How to interpret this realistically is a bit of a guessing game. To draw an example, at the moment we are designing multimedia and projection for a fabulous new piece by the Pat Graney Dance Company entitled The Vivian Girls. The piece is based on the work of Henry Darger, a highly eccentric artist who remained completely undiscovered in his lifetime. Darger's work comprised literally hundreds of watercolor paintings, with a companion 15,000-page novel describing an imagined land with heroes known as the Vivian Girls. Darger's primary method was to trace figures and faces from the catalogs and advertising of his era (the 1930s and 40s). We in turn are using the Darger pieces for projected backgrounds as well as a launching pad for exploring palette and composition. Though we are working with the full cooperation and permission of the Darger estate, with the enactment of the Bono act it is theoretically possible that the “owners” of the trademarked or copyrighted images that Darger used could seek damages or restitution. Possible, although not probable. There is a great deal of circumstance and reasoning that plants our project square in the realm of fair use. However, a company that had the motivation and the funding for legal action could effectively bring our effort to a halt, purely because they can outspend the dance company in the legal process of discovering who is right. Designed largely to ensure the stability of big corporate revenue streams, the Sonny Bono act has vastly shrunk the available pool of public domain and what was about to become public domain. But, as we can see, there is a lot of contention and struggle in our culture with the very validity of the idea.

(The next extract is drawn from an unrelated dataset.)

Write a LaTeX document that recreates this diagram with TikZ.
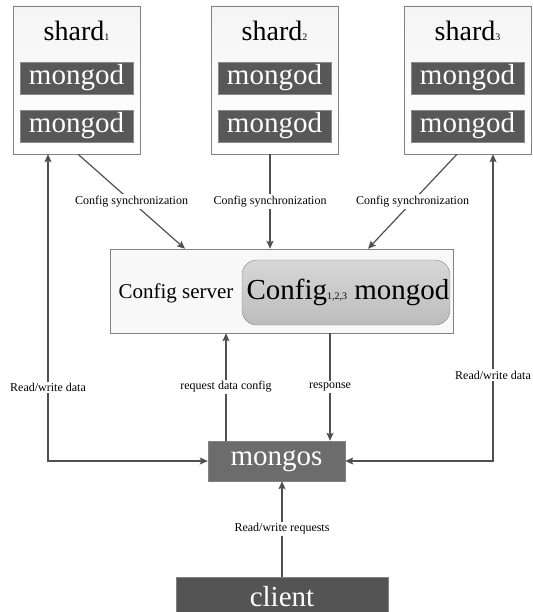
\documentclass[tikz,border=0pt]{standalone}
\usepackage{fontspec}
\setmainfont{Liberation Serif}
\usepackage{xcolor}
\usepackage{tikz}
\usetikzlibrary{arrows.meta, positioning, calc, shadows}
\definecolor{shardgray}{RGB}{238, 238, 238}
\definecolor{mongodgray}{RGB}{88, 88, 88}
\definecolor{mongosgray}{RGB}{108, 108, 108}
\definecolor{clientgray}{RGB}{84, 84, 84}
\definecolor{cfggray}{RGB}{248, 248, 248}
\definecolor{cfginner}{RGB}{198, 198, 198}
\definecolor{edgegray}{RGB}{130, 130, 130}
\definecolor{linegray}{RGB}{80, 80, 80}
\newcommand{\subidx}[1]{{\fontsize{10}{10}\selectfont #1}}
\tikzset{
    shardbox/.style={rectangle, draw=edgegray, top color=shardgray!60, bottom color=shardgray!110!black,
        minimum width=127pt, minimum height=148pt, inner sep=0pt},
    mongodbox/.style={rectangle, draw=mongodgray!70, fill=mongodgray, text=white,
        minimum width=113pt, minimum height=32pt, inner sep=0pt,
        font=\fontsize{29}{29}\selectfont,
        drop shadow={opacity=0.35, shadow xshift=1.2pt, shadow yshift=-1.2pt}},
    titletext/.style={font=\fontsize{28}{28}\selectfont, inner sep=0pt},
    cfgbox/.style={rectangle, draw=edgegray, fill=cfggray,
        minimum width=343pt, minimum height=84pt, inner sep=0pt},
    cfginbox/.style={rectangle, rounded corners=15pt, draw=edgegray, top color=cfginner!70, bottom color=cfginner!95!black,
        minimum width=208pt, minimum height=65pt, inner sep=0pt,
        font=\fontsize{29}{29}\selectfont},
    darkbox/.style={rectangle, draw=edgegray, fill=mongosgray, text=white,
        inner sep=0pt, font=\fontsize{29}{29}\selectfont,
        drop shadow={opacity=0.3, shadow xshift=1.2pt, shadow yshift=-1.2pt}},
    lbl/.style={fill=white, inner sep=1.5pt, font=\fontsize{12}{12}\selectfont, text=black},
    arrow/.style={line width=1.2pt, -{Stealth[length=8pt, width=7pt, inset=1.5pt]}, draw=linegray},
    arrowboth/.style={line width=1.2pt, {Stealth[length=8pt, width=7pt, inset=1.5pt]}-{Stealth[length=8pt, width=7pt, inset=1.5pt]}, draw=linegray},
}

\begin{document}
\begin{tikzpicture}[x=1pt, y=-1pt]
    \useasboundingbox (0,0) rectangle (532,612);
    % shards
    \foreach \i/\xc in {1/76.5, 2/274.5, 3/467.5} {
        \node[shardbox] (shard\i) at (\xc,80) {};
        \node[titletext] (title\i) at (\xc,31) {shard\subidx{\i}};
        \node[mongodbox] (mongodA\i) at (\xc,78) {mongod};
        \node[mongodbox] (mongodB\i) at (\xc,126) {mongod};
    }
    % config server
    \node[cfgbox] (config) at (281.5,291) {};
    \node[font=\fontsize{21}{21}\selectfont, inner sep=0pt] (cfglabel) at (176,293) {Config server};
    \node[cfginbox] (cfginner) at (346,292.5) {\hspace{4pt}Config\subidx{1,2,3} mongod};
    % mongos and client
    \node[darkbox, minimum width=137pt, minimum height=40pt] (mongos) at (276.5,461) {mongos};
    \node[darkbox, fill=clientgray, minimum width=212pt, minimum height=40pt] (client) at (282,597) {client};

    % config synchronization
    \draw[arrow] ([xshift=1.5pt]shard1.south) -- node[lbl] {Config synchronization} ([xshift=-96.5pt]config.north);
    \draw[arrow] ([xshift=-4.5pt]shard2.south) -- node[lbl] {Config synchronization} ([xshift=-11.5pt]config.north);
    \draw[arrow] ([xshift=-10.5pt]shard3.south) -- node[lbl] {Config synchronization} ([xshift=86.5pt]config.north);

    % read/write data
    \draw[arrowboth] ([xshift=-28.5pt]shard1.south) |- node[lbl, pos=0.38] {Read/write data} (mongos.west);
    \draw[arrowboth] ([xshift=25.5pt]shard3.south) |- node[lbl, pos=0.36] {Read/write data} (mongos.east);

    % mongos <-> config
    \draw[arrow] ([xshift=-50.5pt]mongos.north) -- node[lbl] {request data config} ([xshift=-55.5pt]config.south);
    \draw[arrow] ([xshift=48.5pt]config.south) -- node[lbl] {response} ([xshift=53.5pt]mongos.north);

    % client
    \draw[arrow] (client.north) -- node[lbl] {Read/write requests} (client.north |- mongos.south);
\end{tikzpicture}
\end{document}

Which brings us to our next and final topic: How do designers working in the industry protect themselves from such litigation, and how can they ensure producers the same peace of mind? Our projection design contracts contain language which stipulates that any materials that we bring to the design are either used with appropriate permissions and payments, or are entirely original creations. We also have language that stipulates that any materials provided by the producers, or any of their assignees, enjoys the same legal status, and that we as designers are not liable if this is not the case. The specific wording should be looked at on a project-by-project basis, and certainly the opinion of knowledgeable attorneys or agents can be a great deal of help. Failing that, there are some fantastic written resources out there for tackling these contractual issues. We highly recommend the Graphic Artists Guild's Handbook of Pricing and Ethical Guidelines. A trove of great information and specific boilerplate contract language can be found between the covers, and we derived a good deal of valuable intellectual property clauses from it. Another great book for design contract language information is James Moody's The Business of Theatrical Design. We've found Caryn R. Leland's Licensing Art & Design book to be another useful resource for dealing with licensing and copyright issues. It has sample licensing agreements; it also sheds light on some of the industry standards for royalty payments and artist restitution.

When David Johnson asked that we tackle this topic, we knew that it would be complex. Little did we realize that some of the biggest legal copyright battles yet fought would occur while we covered it. After beginning the research and the writing, it was clear to us that this topic is wildly divergent in belief and practice. There is literally no end to the available information or opinions regarding it. So get out there and dig around a bit to get the MUCH bigger story. As artists we all need to be aware of what the rules are, how to operate within them, and what their context is. It is also incumbent on us as artists to challenge these rules and this thinking in order to keep our process vigorous and healthy.